By late August, we’d exhausted our summer nights with the sort of innocuous chatter that in hindsight can only be defined as endless foreplay – coyly beating around the inevitable. Chris would park his car outside my house, just barely seventeen, a shiny license tucked into the wallet kept safely in one of the deep pockets of his baggy, faded Levi’s. We’d sit on the curb, shooting the breeze, picking at the grass, and allowing Jay-Z’s latest to guide us in discussing topics we knew nothing about.
We entered high school that September with sand seeping into the crevices of our sneakers and our bodies toned and tanned from hours spent at his and hers soccer fields. We both made varsity that year, and by that point we’d been dabbling in the sort of teenage romance that teases the pg-13 threshold. Chris’s lips had moved from my own to my neck while my fingers naively fumbled with his belt buckle. And by the homecoming dance, we were officially a couple.
We kept it steady for approximately eight weeks. He’d give me rides home after practice, tutor me in math, and hold me close throughout our beer-soaked weekends. One time, we even went to Chili’s. But despite his surfer-kid good looks, Chris played by the rules. While school meant something to him, I spent my weeknights crafting poems instead of isolating variables. Chris wanted comfort and convenience. I wanted a Dashboard Confessional music video.
He went away for Thanksgiving weekend to visit family in Connecticut and the night he came back, we went to Shane’s to watch the guys play video games. While sitting under a blanket together on the couch, I turned and told him I had missed him and loved him. We’d been saying those three words for a couple of weeks now, and while he usually returned the declaration, that night he said, “I’ve actually been meaning to talk to you about that.”
For the next few days, I feigned content while generally ignoring his existence, but my patience with this uncertainty wore thin. As the bell rang, ending the class we had together, I asked for a ride home. Perhaps if it were cold and rainy, we could have gotten into a screaming argument that led to kissing in the rain and falling madly in love, but the sun shined bright without a cloud in the sky.
As we closed the doors and buckled our seat belts, his small, maroon sedan became a large elephant. I attempted to calm my anxiety with a long sigh, but I could hear the backseat giggling with the memory of that time we reenacted the sticky, suburban version of that scene from Titanic. “I feel like this relationship is hanging by a thread.”
He didn’t have much to say as I attempted to pinpoint where things went wrong. Chris was a cautious driver so I didn’t press him to multitask but instead allowed my words to mix in the air with the scent of gym bags and stale McDonald’s. He parked in front of my house, but we sat there staring out the window as if the car was still in motion.

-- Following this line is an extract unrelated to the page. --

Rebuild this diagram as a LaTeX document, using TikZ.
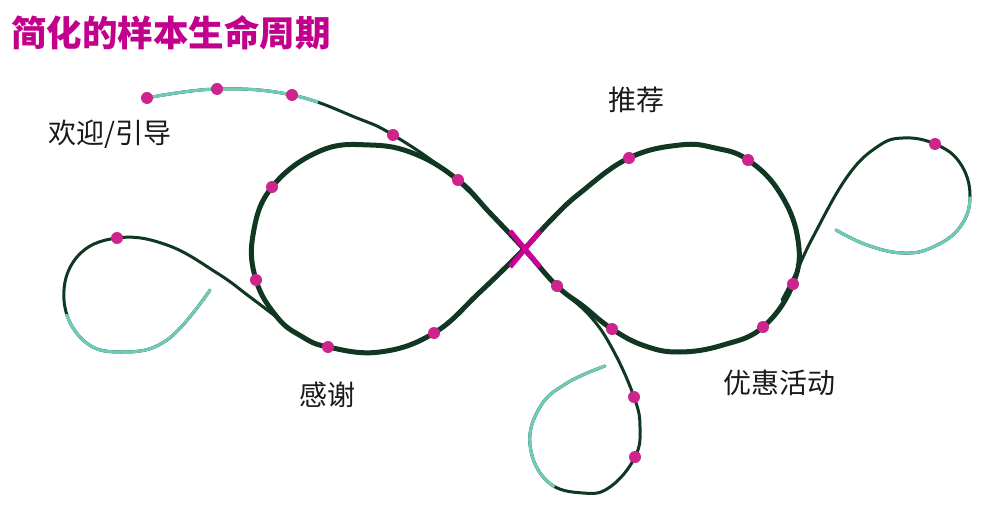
\documentclass[tikz,border=0pt]{standalone}
\usepackage{fontspec}
\newfontfamily\cjk{Noto Sans CJK SC}
\definecolor{darkg}{RGB}{15,55,33}
\definecolor{tealc}{RGB}{110,203,184}
\definecolor{dotm}{RGB}{206,36,142}
\definecolor{xmag}{RGB}{204,0,153}
\definecolor{titlem}{RGB}{194,0,140}
\definecolor{labc}{RGB}{26,26,26}
\tikzset{
  thinline/.style={draw=darkg,line width=3pt,line cap=round},
  tealline/.style={draw=tealc,line width=3pt,line cap=round},
  thickline/.style={draw=darkg,line width=5pt},
  xline/.style={draw=xmag,line width=5pt},
  dot/.style={circle,fill=dotm,inner sep=0pt,minimum size=12pt},
  lab/.style={font=\cjk\fontsize{28}{32}\selectfont,text=labc,inner sep=0pt},
  titlestyle/.style={font=\cjk\bfseries\fontsize{35.5}{40}\selectfont,text=titlem,inner sep=0pt,anchor=west}
}
\begin{document}
\begin{tikzpicture}[x=1pt,y=-1pt]
\useasboundingbox (0,0) rectangle (1000,510);
% title
\node[titlestyle] (title) at (11,33) {简化的样本生命周期};
% thin curve A (top-left tail to bottom curl)
\draw[thinline] plot[smooth,tension=0.7] coordinates {(147,98) (217,89) (292,95) (357,118) (393,135) (447,172) (490,213) (524,249) (557,286) (590,316) (613,350) (634,397) (640,427) (635,457) (610,487) (583,493) (548,482) (530,445) (540,407) (567,383) (605,366)};
\begin{scope}
\clip (100,50) rectangle (318,125);
\draw[tealline] plot[smooth,tension=0.7] coordinates {(147,98) (217,89) (292,95) (357,118) (393,135) (447,172) (490,213)};
\end{scope}
\begin{scope}
\clip (500,335) -- (600,335) -- (617,370) -- (560,470) -- (550,500) -- (500,500) -- cycle;
\draw[tealline] plot[smooth,tension=0.7] coordinates {(613,350) (634,397) (640,427) (635,457) (610,487) (583,493) (548,482) (530,445) (540,407) (567,383) (605,366)};
\end{scope}
% thin curve B (left curl)
\draw[thinline] plot[smooth,tension=0.7] coordinates {(210,290) (167,340) (120,352) (83,340) (64,300) (77,257) (117,238) (167,245) (217,273) (250,297) (279,319)};
\begin{scope}
\clip (0,314) -- (120,314) -- (195,282) -- (225,282) -- (225,400) -- (0,400) -- cycle;
\draw[tealline] plot[smooth,tension=0.7] coordinates {(210,290) (167,340) (120,352) (83,340) (64,300) (77,257) (117,238)};
\end{scope}
% thin curve C (right curl)
\draw[thinline] plot[smooth,tension=0.7] coordinates {(782,300) (795,275) (813,237) (847,177) (877,147) (903,138) (935,144) (960,163) (970,196) (960,227) (933,247) (903,253) (867,245) (836,230)};
\begin{scope}
\clip (834,214) -- (990,194) -- (990,300) -- (834,300) -- cycle;
\draw[tealline] plot[smooth,tension=0.7] coordinates {(877,147) (903,138) (935,144) (960,163) (970,196) (960,227) (933,247) (903,253) (867,245) (836,230)};
\end{scope}
% main figure eight
\draw[thickline] plot[smooth cycle,tension=0.7] coordinates {(524,249) (551,220) (580,193) (629,158) (680,145) (715,148) (748,160) (780,193) (798,240) (793,284) (763,327) (723,345) (680,352) (645,346) (612,329) (583,306) (557,286) (524,249) (490,213) (458,180) (415,154) (370,145) (320,151) (272,187) (253,235) (256,280) (277,317) (301,336) (328,347) (380,352) (434,333) (480,292)};
% crossing mark
\coordinate (xa) at (510,231);
\coordinate (xb) at (540,267);
\coordinate (xd) at (540,231);
\coordinate (xe) at (510,267);
\draw[xline] (xa) -- (xb);
\draw[xline] (xd) -- (xe);
% dots
\node[dot] (d1) at (147,98) {};
\node[dot] (d2) at (217,89) {};
\node[dot] (d3) at (292,95) {};
\node[dot] (d4) at (393,135) {};
\node[dot] (d5) at (458,180) {};
\node[dot] (d6) at (272,187) {};
\node[dot] (d7) at (256,280) {};
\node[dot] (d8) at (328,347) {};
\node[dot] (d9) at (434,333) {};
\node[dot] (d10) at (117,238) {};
\node[dot] (d11) at (629,158) {};
\node[dot] (d12) at (748,160) {};
\node[dot] (d13) at (793,284) {};
\node[dot] (d14) at (763,327) {};
\node[dot] (d15) at (612,329) {};
\node[dot] (d16) at (557,286) {};
\node[dot] (d17) at (935,144) {};
\node[dot] (d18) at (634,397) {};
\node[dot] (d19) at (635,457) {};
% labels
\node[lab] (l1) at (110,134) {欢迎/引导};
\node[lab] (l2) at (636,100) {推荐};
\node[lab] (l3) at (327,395) {感谢};
\node[lab] (l4) at (779,383) {优惠活动};
\end{tikzpicture}
\end{document}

His voice cracked when he tried to explain that he cared about me and didn’t want to hurt me. He said something about APs and college degrees. I said, but I love the color of your eyes and the way your arms around me feel like home. Tears fell down his cheeks and he said, “I love you. But I love you like I love Charley.” And I said, “What?”
Perhaps he meant to say he loved me like a friend, but to specifically compare his feelings toward me to those he had for his tall, goofy pal felt heartbreaking and inaccurate. I watched him drive away, my heart full of that angsty despair I’d been both craving and dreading. I cried myself to sleep that night wondering if we’d get back together in the morning, but we didn’t. Our attempts to mold each other into the things we wanted had finally come to a halt. He couldn’t be my Romeo, and I couldn’t be his Charley.